#### PROBLEM DETAILS:
Lines containing the word "picture" should be extracted in full.

+++

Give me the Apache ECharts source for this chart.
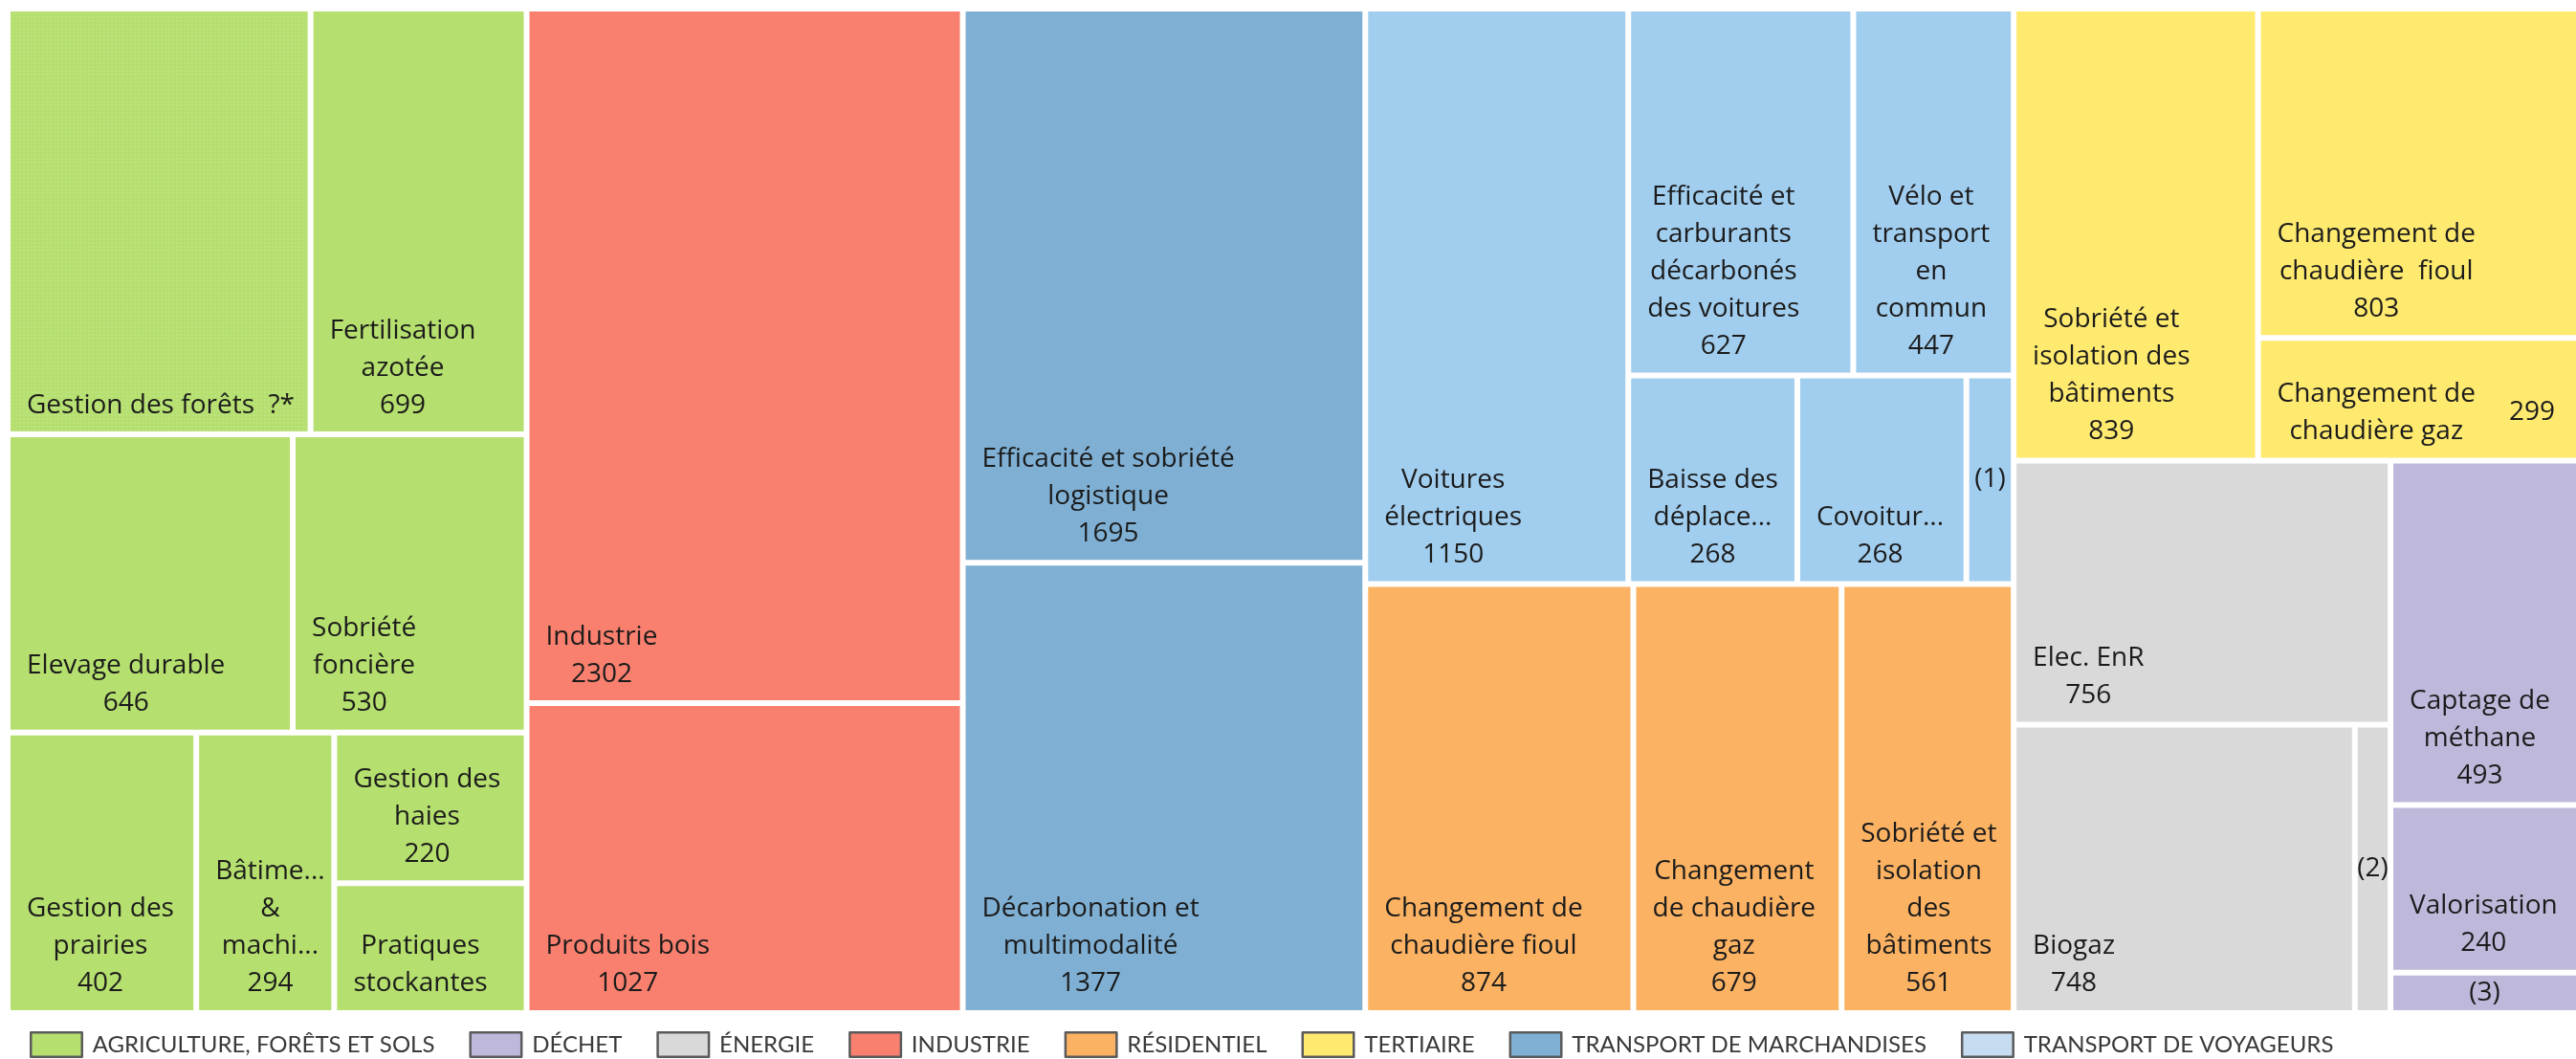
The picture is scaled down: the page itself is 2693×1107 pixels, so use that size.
<!DOCTYPE html>
<html>
<head>
<meta charset="utf-8">
<script src="https://cdn.jsdelivr.net/npm/echarts@6.0.0/dist/echarts.min.js"></script>
<style>
  html, body { margin: 0; padding: 0; background: #ffffff; }
  #chart { width: 2693px; height: 1107px; }
</style>
</head>
<body>
<div id="chart"></div>
<script>
// ---------------- DATA ----------------
const groupNames = ['AGRICULTURE, FORÊTS ET SOLS', 'DÉCHET', 'ÉNERGIE', 'INDUSTRIE',
  'RÉSIDENTIEL', 'TERTIAIRE', 'TRANSPORT DE MARCHANDISES', 'TRANSPORT DE VOYAGEURS'];
const groupColors  = ['#B5DF6E', '#BEB9DB', '#D9D9D9', '#F9806F', '#FBB263', '#FFEA70', '#7FB0D4', '#A1CDEE'];
const legendColors = ['#B5DF6E', '#BEB9DB', '#D9D9D9', '#F9806F', '#FBB263', '#FFEA70', '#7FB0D4', '#C6DCF1'];

const agriNames = ['Gestion des forêts  ?*', 'Fertilisation\nazotée', 'Elevage durable', 'Sobriété\nfoncière',
  'Gestion des\nprairies', 'Bâtime...\n&\nmachi...', 'Gestion des\nhaies', 'Pratiques\nstockantes'];
const agriValues = [980, 699, 646, 530, 402, 294, 220, 190];

const industrieNames = ['Industrie', 'Produits bois'];
const industrieValues = [2302, 1027];

const marchandisesNames = ['Efficacité et sobriété\nlogistique', 'Décarbonation et\nmultimodalité'];
const marchandisesValues = [1695, 1377];

const voyageursNames = ['Voitures\nélectriques', 'Efficacité et\ncarburants\ndécarbonés\ndes voitures',
  'Vélo et\ntransport\nen\ncommun', 'Baisse des\ndéplace...', 'Covoitur...', '(1)'];
const voyageursValues = [1150, 627, 447, 268, 268, 75];

const residentielNames = ['Changement de\nchaudière fioul', 'Changement\nde chaudière\ngaz', 'Sobriété et\nisolation\ndes\nbâtiments'];
const residentielValues = [874, 679, 561];

const tertiaireNames = ['Sobriété et\nisolation des\nbâtiments', 'Changement de\nchaudière  fioul', 'Changement de\nchaudière gaz'];
const tertiaireValues = [839, 803, 299];

const energieNames = ['Elec. EnR', 'Biogaz', '(2)'];
const energieValues = [756, 748, 78];

const dechetNames = ['Captage de\nméthane', 'Valorisation', '(3)'];
const dechetValues = [493, 240, 58];

// cells whose number is not printed in the picture
const valueHidden = ['Gestion des forêts  ?*', 'Pratiques\nstockantes', '(1)', '(2)', '(3)'];
// cell whose number is printed to the right of its name
const valueBeside = ['Changement de\nchaudière gaz'];
// cell drawn with a dotted texture
const dotted = ['Gestion des forêts  ?*'];

// ---------------- STYLE ----------------
const FONT = '"Open Sans", Lato, sans-serif';
const LEGEND_FONT = 'Lato, "Open Sans", sans-serif';
const FS = 28, LH = 39, PAD_L = 17, PAD_B = 8, PAD_R = 22;
const TXT = '#1b1b1b';

const ctx = document.createElement('canvas').getContext('2d');
ctx.font = FS + 'px ' + FONT;
const measure = s => ctx.measureText(s).width;

function labelFor(name, value) {
  const base = { show: true, fontFamily: FONT, fontSize: FS, lineHeight: LH, color: TXT, overflow: 'none', padding: 0 };
  if (name.charAt(0) === '(') {
    return Object.assign(base, { formatter: () => name, position: 'inside', align: 'center', verticalAlign: 'middle', lineHeight: 28 });
  }
  if (valueBeside.indexOf(name) >= 0) {
    const ls = name.split('\n');
    const w0 = measure(ls[0]), w1 = measure(ls[1]), W = Math.max(w0, w1);
    const tok = { fontFamily: FONT, fontSize: FS, lineHeight: LH, color: TXT };
    return Object.assign(base, {
      formatter: () => '{a|' + ls[0] + '}{v|' + value + '}\n{b|' + ls[1] + '}',
      position: [0, '100%'], align: 'left', verticalAlign: 'top',
      offset: [0, -(2 * LH + PAD_B)], padding: [0, PAD_R, 0, PAD_L],
      rich: {
        a: Object.assign({ padding: [0, 0, 0, (W - w0) / 2] }, tok),
        b: Object.assign({ padding: [0, 0, 0, (W - w1) / 2] }, tok),
        v: Object.assign({ align: 'right', padding: [LH, 0, 0, 0] }, tok)
      }
    });
  }
  const lines = name.split('\n');
  if (valueHidden.indexOf(name) < 0) lines.push(String(value));
  const w = Math.max.apply(null, lines.map(measure));
  return Object.assign(base, {
    formatter: () => lines.join('\n'),
    position: [PAD_L + w / 2, '100%'], align: 'center', verticalAlign: 'bottom', offset: [0, -PAD_B]
  });
}

function makeLeaves(names, values, gi) {
  return names.map((n, i) => {
    const item = {
      name: n, value: values[i],
      itemStyle: { color: groupColors[gi], borderWidth: 3, borderColor: '#ffffff', gapWidth: 0 },
      label: labelFor(n, values[i])
    };
    if (dotted.indexOf(n) >= 0) {
      item.itemStyle.decal = { symbol: 'rect', symbolSize: 1, color: 'rgba(255,255,255,0.13)', dashArrayX: [2, 2], dashArrayY: [2, 2] };
    }
    return item;
  });
}
// invisible grouping node (only used to steer the squarified split order)
function wrap(name, children) {
  return { name: name, children: children, itemStyle: { borderWidth: 0, gapWidth: 0, borderColor: '#ffffff' } };
}

const A = makeLeaves(agriNames, agriValues, 0);
const I = makeLeaves(industrieNames, industrieValues, 3);
const M = makeLeaves(marchandisesNames, marchandisesValues, 6);
const V = makeLeaves(voyageursNames, voyageursValues, 7);
const R = makeLeaves(residentielNames, residentielValues, 4);
const T = makeLeaves(tertiaireNames, tertiaireValues, 5);
const E = makeLeaves(energieNames, energieValues, 2);
const D = makeLeaves(dechetNames, dechetValues, 1);

const agri = wrap(groupNames[0], [wrap('', [A[0], A[1]]), wrap('', [A[2], A[3]]), wrap('', [A[4], A[5], wrap('', [A[6], A[7]])])]);
const indu = wrap(groupNames[3], I);
const marc = wrap(groupNames[6], M);
const voya = wrap(groupNames[7], [V[0], wrap('', [wrap('', [V[1], V[2]]), wrap('', [V[3], V[4], V[5]])])]);
const resi = wrap(groupNames[4], [wrap('', [R[0], R[1]]), R[2]]);
const tert = wrap(groupNames[5], [T[0], wrap('', [T[1], T[2]])]);
const ener = wrap(groupNames[2], E);
const dech = wrap(groupNames[1], D);

const treeData = [agri, wrap('', [indu, wrap('', [marc, wrap('', [wrap('', [voya, resi]), wrap('', [tert, wrap('', [ener, dech])])])])])];

const chart = echarts.init(document.getElementById('chart'), null, { renderer: 'canvas' });
chart.setOption({
  backgroundColor: '#ffffff',
  animation: false,
  legend: {
    show: true, data: groupNames, left: 31, top: 1078, orient: 'horizontal',
    itemWidth: 53.5, itemHeight: 25.5, itemGap: 36, icon: 'rect', selectedMode: false, padding: 0,
    itemStyle: { borderColor: '#5b5b5b', borderWidth: 2.5 },
    textStyle: { fontFamily: LEGEND_FONT, fontSize: 24, color: '#3a3a3a', padding: [0, 0, 0, 6] }
  },
  series: [
    {
      type: 'treemap',
      left: 8, top: 9, width: 2688, height: 1050,
      squareRatio: 1, sort: false, roam: false, nodeClick: false,
      breadcrumb: { show: false },
      upperLabel: { show: false },
      visibleMin: 0,
      itemStyle: { borderWidth: 0, gapWidth: 0, borderColor: '#ffffff' },
      label: { show: true, fontFamily: FONT, fontSize: FS, color: TXT },
      emphasis: { disabled: true },
      data: treeData
    },
    {
      type: 'pie', radius: 0, center: [-200, -200], silent: true, stillShowZeroSum: false,
      label: { show: false }, labelLine: { show: false },
      data: groupNames.map((n, i) => ({ name: n, value: 0, itemStyle: { color: legendColors[i] } }))
    }
  ]
});
</script>
</body>
</html>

+++

#### ANSWER TO THE PROBLEM:
The picture is scaled down: the page itself is 2693×1107 pixels, so use that size.
// cells whose number is not printed in the picture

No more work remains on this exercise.